A notre avis, la précarité de la transition démocratique au Togo et en Guinée est due au fait qu’elle a été mal négociée. Les exemples de transitions réussies de par le monde, nous fondent à le dire. En effet, en Espagne et au Chili notamment, les transitions politiques se sont réalisées sur la base d’une négociation plus ou moins apaisée entre les dirigeants de l’ancien système et les nouvelles élites imbues de valeurs démocratiques. Celles-ci ont fait preuve d’une certaine modération vis-à-vis des anciens dirigeants. En retour, ces derniers, une fois mis en confiance, ont reconnu leurs erreurs et ont présenté des excuses. Pour l’Espagne par exemple, une amnistie a été accordée aux anciens franquistes qui, à leur tour, ont tout mis en œuvre pour garantir la réussite du processus transitoire. Cette façon de procéder a permis de capitaliser les réussites des anciens dirigeants. On a pu ainsi constater que les acteurs politiques impliqués dans le processus de transition ont fait montre d’une certaine maturité et responsabilité, davantage soucieux de l’avenir de leur pays que des intérêts égoïstes. Plus proche, en Afrique, les cas du Bénin et de l’Afrique du Sud sont illustratifs. Au Bénin par exemple, la conférence nationale n’a pas été un réquisitoire. Voilà pourquoi certaines analyses convergent à dire que la période transitoire initiale a quelque peu réussi dans ce pays. En Afrique du Sud, c’est vrai, il n’y a pas eu de loi d’amnistie certes. Mais il s’est opéré un vrai processus de réconciliation avec les auteurs de l’apartheid, ayant conduit Nelson Mandela à concéder à Frederik de Klerk, le poste de vice-président (de 1994 à 1996) après sa sortie de prison.

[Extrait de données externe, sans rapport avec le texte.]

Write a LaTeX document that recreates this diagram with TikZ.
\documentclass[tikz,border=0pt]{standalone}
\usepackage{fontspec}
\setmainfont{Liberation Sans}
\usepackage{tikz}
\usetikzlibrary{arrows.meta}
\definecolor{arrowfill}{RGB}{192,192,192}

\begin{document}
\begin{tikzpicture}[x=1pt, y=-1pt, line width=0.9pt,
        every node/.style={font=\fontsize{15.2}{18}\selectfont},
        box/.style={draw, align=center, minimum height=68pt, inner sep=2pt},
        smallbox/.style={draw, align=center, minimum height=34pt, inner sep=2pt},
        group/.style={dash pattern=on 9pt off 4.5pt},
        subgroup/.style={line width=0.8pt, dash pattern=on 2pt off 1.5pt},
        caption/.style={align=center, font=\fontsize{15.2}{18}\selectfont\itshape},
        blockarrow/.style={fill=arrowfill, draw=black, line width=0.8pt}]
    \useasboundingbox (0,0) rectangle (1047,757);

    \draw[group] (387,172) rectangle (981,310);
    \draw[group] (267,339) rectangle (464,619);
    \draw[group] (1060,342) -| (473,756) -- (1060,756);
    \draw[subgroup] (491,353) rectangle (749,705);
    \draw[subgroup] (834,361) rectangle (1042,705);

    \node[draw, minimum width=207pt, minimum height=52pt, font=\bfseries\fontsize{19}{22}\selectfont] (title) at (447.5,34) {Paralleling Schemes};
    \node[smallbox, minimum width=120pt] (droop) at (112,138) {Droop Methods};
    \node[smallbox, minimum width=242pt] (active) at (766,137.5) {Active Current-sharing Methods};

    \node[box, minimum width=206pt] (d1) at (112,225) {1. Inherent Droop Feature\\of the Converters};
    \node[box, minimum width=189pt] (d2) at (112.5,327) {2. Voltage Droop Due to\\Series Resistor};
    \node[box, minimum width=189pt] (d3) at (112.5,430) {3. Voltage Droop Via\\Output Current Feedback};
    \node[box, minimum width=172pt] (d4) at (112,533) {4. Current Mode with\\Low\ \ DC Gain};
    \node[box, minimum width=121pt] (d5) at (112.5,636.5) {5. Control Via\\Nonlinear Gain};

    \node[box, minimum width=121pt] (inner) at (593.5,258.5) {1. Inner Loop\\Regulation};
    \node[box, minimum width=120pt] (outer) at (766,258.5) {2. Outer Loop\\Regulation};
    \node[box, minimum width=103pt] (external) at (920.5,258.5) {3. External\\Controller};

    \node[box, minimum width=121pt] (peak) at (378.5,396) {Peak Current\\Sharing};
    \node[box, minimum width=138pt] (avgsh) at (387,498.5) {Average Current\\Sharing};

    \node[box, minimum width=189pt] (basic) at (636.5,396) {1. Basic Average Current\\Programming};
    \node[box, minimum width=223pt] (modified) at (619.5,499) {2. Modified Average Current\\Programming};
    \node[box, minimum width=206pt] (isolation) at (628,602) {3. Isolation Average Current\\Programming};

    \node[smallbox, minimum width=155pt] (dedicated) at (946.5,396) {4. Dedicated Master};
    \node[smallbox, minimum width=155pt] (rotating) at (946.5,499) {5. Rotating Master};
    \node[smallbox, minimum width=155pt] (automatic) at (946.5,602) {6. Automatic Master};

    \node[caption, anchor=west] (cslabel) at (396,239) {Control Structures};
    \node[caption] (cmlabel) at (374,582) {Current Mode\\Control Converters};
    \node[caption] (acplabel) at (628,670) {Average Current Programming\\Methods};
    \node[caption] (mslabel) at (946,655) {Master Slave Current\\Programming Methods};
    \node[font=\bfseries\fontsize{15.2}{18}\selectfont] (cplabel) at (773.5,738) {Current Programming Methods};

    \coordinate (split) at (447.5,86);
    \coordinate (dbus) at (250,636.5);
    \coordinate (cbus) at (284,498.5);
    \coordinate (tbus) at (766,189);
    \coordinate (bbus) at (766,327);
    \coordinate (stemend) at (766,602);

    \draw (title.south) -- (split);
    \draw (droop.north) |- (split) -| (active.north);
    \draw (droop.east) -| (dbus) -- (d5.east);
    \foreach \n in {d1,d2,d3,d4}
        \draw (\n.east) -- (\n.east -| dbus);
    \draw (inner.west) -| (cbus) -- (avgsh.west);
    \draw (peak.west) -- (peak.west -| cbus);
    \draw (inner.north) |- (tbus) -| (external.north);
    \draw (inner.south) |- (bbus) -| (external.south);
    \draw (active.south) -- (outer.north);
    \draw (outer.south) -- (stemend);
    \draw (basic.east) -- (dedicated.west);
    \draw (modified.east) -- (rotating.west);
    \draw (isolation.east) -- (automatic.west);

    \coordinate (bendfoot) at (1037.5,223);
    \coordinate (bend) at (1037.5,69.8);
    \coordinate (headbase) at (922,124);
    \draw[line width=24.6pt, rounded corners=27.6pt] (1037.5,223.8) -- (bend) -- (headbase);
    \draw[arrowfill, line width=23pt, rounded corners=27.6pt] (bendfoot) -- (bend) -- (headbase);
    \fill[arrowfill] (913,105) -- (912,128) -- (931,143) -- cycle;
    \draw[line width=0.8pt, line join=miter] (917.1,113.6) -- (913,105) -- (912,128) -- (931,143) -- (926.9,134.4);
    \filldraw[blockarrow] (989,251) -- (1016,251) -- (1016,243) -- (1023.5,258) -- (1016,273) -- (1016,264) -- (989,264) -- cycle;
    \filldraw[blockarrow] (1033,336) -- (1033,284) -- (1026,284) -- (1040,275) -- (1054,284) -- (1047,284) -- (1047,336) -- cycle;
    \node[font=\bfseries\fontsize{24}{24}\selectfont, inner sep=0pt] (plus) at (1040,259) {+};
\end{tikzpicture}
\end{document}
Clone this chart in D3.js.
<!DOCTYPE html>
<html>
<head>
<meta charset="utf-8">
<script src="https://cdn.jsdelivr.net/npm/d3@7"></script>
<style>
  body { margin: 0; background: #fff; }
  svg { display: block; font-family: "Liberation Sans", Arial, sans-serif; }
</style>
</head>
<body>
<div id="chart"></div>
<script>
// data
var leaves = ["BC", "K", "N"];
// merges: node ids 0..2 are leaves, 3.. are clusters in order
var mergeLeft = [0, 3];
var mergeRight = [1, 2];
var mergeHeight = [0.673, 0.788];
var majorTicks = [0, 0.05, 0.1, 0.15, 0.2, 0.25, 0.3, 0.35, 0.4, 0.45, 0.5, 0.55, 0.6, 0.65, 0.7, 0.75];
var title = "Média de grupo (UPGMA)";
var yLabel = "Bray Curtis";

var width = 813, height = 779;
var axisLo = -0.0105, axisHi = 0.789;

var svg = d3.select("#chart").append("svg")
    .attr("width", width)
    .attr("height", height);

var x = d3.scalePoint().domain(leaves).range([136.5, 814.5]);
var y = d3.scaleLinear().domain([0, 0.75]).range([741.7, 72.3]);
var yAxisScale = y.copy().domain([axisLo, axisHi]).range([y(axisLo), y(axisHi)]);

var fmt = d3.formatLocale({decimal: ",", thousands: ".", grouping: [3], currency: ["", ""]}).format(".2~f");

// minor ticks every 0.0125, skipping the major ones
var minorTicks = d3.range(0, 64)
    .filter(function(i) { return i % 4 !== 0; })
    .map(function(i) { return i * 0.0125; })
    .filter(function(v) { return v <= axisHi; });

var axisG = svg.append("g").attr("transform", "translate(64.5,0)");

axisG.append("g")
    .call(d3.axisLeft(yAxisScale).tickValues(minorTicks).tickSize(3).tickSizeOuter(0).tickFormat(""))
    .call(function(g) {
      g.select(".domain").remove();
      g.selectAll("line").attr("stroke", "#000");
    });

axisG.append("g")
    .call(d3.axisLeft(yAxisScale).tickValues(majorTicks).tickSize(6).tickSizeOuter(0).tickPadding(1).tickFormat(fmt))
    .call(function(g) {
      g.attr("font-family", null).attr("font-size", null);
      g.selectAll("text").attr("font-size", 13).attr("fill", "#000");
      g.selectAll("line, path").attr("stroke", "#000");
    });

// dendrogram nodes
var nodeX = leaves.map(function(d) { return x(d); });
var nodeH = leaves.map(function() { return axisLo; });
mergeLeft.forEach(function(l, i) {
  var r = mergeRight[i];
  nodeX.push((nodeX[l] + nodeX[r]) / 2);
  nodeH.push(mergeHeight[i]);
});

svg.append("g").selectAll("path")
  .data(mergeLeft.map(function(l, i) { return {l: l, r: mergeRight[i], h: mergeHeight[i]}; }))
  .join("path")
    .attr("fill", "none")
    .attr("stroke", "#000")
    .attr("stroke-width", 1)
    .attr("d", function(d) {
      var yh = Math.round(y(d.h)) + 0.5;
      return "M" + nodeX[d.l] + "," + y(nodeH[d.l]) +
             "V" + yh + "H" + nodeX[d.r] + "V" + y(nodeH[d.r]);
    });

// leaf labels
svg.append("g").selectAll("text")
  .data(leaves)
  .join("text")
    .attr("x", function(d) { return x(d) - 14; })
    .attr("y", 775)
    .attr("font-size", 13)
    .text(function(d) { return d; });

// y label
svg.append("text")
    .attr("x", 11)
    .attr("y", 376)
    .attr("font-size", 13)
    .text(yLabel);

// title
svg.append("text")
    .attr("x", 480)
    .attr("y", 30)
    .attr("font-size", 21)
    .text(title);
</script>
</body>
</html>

Or, en ce qui concerne la Guinée et le Togo, les acteurs étaient guidés par des intérêts égoïstes et surtout, étaient dans la logique de faire table rase des régimes précédents. Cette façon de procéder a sérieusement mis à mal le processus transitoire qui n’a pas pu conduire aux résultats escomptés. La situation du Nigeria, on l’a vu, a été plus ou moins différente.

Au-delà de tous ces éléments, il faut noter l’incomplétude des constitutions qui ont prévu que des lois organiques soient prises – mais qui traînent à voir le jour – pour traduire dans les faits un certain nombre de dispositions constitutionnelles, tel le sénat, pour le Togo. Au Nigeria par exemple, il n’existe pas dans la Constitution des mécanismes de contrôle de l’utilisation du budget (Dali, 2015 : 5). Cela ne peut que conduire au règne de la corruption. Ajoutez à cela, la violation permanente de la Constitution par les dirigeants au pouvoir selon que leurs intérêts soient en jeu (Togo, Nigeria, Guinée) ou carrément, le tripatouillage de la Loi fondamentale pour faire sauter les articles « dérangeants » (comme ce fut le cas au Togo en 2002).

De façon générale, si les militaires au pouvoir ont pu réussir leur tour de force, c’est parce qu’ils n’ont pas trouvé en face une opposition assez structurée qui sache ce qu’elle voulait et qui se soit dotée d’une stratégie gagnante dans presque tous les trois pays. Beaucoup d’opposants ont été ainsi manipulés par le pouvoir qui les a montés les uns contre les autres. Face à ces différentes pesanteurs, on convient avec Francis Akindès que dans ces pays, la transition démocratique s’est vite confondue avec la routine des élections multipartistes « transparentes » ou « truquées » et contestées sans suite par les oppositions. C’est dans ce contexte que le pouvoir a changé de camp (Nigeria, Guinée) ou de main (Togo), augurant la période dite d’approfondissement de la transition.